Other changes
I’ve been acting as scribe to a group that started with a move toward a strategic plan and is now changing its perspective to go in the direction of small changes rather than big aspirations. It looks for guidance primarily through its own traditional documents and I join them in that. But I also follow some of the literature that is sometimes termed ‘self-help’, though it may also have implications for a broader community like an organization or a charity. Reading both at the same time may create a sense of disconnect – but sometimes the two converge.
We’re still trying to overcome the challenges of the pandemic – not helped by the news that several friends have just tested positive for the virus, albeit with symptoms rather than full blown illness; but we are not fully safe from it yet. Someone recently observed that he has never been more fearful in the face of government corruption, war, forest fires, collapse of institutions and respect for their role in civil society. We know that change throughout history has often come from the margins, but how do we implement worthwhile changes when we have so little power to participate in either the market economy or the governments that are supposed to counter them.

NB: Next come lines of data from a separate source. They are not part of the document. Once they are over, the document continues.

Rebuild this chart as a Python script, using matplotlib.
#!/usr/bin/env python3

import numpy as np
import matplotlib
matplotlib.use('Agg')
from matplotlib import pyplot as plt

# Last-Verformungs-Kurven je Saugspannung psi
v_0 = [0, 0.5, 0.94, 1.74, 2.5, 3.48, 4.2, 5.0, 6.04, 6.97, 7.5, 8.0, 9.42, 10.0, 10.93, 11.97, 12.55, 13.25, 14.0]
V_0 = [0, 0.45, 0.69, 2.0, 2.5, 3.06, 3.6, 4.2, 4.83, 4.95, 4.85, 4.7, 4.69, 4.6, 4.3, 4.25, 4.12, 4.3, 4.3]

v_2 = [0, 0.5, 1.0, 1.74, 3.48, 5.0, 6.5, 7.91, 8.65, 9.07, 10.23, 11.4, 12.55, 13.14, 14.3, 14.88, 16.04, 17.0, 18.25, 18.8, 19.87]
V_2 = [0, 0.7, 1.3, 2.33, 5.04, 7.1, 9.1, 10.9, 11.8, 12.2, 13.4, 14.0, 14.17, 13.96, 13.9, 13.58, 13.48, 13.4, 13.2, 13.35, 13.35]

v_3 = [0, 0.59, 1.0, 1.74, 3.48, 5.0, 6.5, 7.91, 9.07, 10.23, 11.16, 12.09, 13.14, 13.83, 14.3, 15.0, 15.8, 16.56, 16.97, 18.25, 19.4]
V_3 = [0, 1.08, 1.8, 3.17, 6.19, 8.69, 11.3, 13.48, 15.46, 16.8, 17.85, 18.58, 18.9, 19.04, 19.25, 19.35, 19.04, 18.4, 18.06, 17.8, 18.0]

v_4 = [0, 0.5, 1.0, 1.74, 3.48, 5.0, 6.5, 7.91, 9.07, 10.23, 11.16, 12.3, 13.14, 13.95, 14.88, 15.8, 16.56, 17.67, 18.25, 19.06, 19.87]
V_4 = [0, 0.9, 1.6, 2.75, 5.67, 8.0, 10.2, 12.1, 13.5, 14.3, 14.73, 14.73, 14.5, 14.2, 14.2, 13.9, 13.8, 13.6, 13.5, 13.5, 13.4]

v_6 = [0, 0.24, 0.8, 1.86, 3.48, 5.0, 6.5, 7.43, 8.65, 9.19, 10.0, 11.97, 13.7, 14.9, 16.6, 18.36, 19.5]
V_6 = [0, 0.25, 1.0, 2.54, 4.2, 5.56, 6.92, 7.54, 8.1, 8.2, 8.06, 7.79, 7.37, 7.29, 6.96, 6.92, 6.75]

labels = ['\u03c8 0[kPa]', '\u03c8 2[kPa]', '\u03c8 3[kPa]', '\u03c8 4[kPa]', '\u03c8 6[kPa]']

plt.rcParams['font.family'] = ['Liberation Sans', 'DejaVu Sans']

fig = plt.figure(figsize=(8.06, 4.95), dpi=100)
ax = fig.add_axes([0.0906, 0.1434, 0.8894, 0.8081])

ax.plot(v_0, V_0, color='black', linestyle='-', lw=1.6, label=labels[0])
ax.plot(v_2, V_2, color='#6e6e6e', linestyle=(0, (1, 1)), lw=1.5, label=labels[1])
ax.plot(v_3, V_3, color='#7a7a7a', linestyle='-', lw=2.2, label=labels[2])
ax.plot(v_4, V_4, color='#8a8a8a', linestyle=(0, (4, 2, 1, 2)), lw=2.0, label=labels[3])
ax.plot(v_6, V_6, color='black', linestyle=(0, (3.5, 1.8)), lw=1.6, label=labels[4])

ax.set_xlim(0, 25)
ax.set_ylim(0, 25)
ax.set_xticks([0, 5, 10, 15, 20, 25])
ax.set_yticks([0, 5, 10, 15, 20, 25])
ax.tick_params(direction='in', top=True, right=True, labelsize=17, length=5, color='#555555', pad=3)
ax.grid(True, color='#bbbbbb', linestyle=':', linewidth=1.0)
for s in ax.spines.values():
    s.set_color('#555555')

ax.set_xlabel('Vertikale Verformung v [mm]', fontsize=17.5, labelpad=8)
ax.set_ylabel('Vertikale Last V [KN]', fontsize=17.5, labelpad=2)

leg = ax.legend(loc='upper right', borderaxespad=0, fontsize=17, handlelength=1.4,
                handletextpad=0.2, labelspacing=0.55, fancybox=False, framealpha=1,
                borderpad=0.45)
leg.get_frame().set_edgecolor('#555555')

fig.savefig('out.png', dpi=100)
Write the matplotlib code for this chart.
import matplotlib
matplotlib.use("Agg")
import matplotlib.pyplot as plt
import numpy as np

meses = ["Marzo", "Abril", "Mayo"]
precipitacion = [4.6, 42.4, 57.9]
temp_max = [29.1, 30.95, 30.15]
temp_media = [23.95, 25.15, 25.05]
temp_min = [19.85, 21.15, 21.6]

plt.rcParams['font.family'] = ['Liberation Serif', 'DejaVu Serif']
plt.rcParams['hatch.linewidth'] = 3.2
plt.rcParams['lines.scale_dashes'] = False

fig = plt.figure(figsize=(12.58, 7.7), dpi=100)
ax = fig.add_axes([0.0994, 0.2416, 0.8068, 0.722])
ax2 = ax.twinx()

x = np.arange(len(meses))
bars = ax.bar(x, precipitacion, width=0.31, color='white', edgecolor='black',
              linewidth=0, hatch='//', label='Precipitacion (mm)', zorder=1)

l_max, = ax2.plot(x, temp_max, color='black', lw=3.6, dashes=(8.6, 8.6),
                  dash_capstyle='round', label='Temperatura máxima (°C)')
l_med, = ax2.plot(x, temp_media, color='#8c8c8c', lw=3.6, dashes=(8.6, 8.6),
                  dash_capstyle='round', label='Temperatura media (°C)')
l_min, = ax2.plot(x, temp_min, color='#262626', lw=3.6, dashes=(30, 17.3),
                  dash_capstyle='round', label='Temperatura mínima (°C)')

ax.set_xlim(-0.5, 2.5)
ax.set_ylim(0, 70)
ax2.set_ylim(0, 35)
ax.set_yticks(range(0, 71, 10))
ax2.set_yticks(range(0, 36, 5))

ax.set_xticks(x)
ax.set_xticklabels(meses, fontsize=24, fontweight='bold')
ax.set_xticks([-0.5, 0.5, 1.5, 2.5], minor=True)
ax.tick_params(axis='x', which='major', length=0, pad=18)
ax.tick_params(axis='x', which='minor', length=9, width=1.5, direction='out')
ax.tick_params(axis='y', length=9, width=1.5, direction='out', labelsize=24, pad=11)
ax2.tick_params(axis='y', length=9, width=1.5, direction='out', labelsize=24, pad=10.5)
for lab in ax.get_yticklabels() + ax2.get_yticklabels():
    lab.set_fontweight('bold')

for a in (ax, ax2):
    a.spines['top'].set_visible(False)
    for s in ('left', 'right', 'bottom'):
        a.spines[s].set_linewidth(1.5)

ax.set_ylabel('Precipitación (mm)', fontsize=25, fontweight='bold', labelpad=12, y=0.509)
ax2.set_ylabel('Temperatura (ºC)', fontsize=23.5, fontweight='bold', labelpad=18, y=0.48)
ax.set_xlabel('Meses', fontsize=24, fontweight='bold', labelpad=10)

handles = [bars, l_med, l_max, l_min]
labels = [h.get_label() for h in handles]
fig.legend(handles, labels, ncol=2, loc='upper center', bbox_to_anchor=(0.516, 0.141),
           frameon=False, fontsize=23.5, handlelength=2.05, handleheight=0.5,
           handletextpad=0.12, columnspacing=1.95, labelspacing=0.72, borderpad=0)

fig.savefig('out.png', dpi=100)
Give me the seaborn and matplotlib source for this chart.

There is always a gap to what we aspire to and the reality we face. We also live in an era of individual and group self-interests. We may have better angels in our natures, but it is interesting to see how quickly these collapse when our individual or group interests come into conflict with those of others. We’re also in the era of wicked problems with multiple strains that overlap – climate crisis versus employment, for instance – or agricultural practice and its effect on climate, capitalist economies that exploit nature, indigenous cultures destroyed because we wanted their land. Sorting these out is huge and beyond our individual capabilities – but we have to start from the edge – with commective groups like SCAN that I recently described. I’ll pay my membership.
The old wineskins don’t work. But starting with ourselves is hard. I recently picked up a copy of the book, Atomic Habits again. There are several suggestions of ways to start helping ourselves to revisit our better angels – without thinking that personal motivation is the way to go.
The author, James Clear, thinks we have it backwards. We go about making personal changes by focusing on the outcome we want by setting goals. New Year’s Resolutions and starting back to school in September are times we typically do this – and usually fail within about a month. If we want to lose weight or obtain straight A’s these are worthwhile priorities, but we don’t get there by wanting them or willing them to happen. The second stage is the system or process we set up to make them happen and ensure that it is followed with precision. If we were machines, we could set a timer to repeat the process automatically but we are not. We are people driven by emotions even though we have reason, as author Jonathan Haigt describes so well. What Clear prescribes as a way to get around this is to focus on identity – good advice to the young who follow influencers. Who do we wish to become? It means setting up really small steps to get there over time. Such small steps apply to individuals but also to communities. And we have to look at both the systems that are outside of our immediate control – but also at the ones that are inside it. The latter is the place to start first.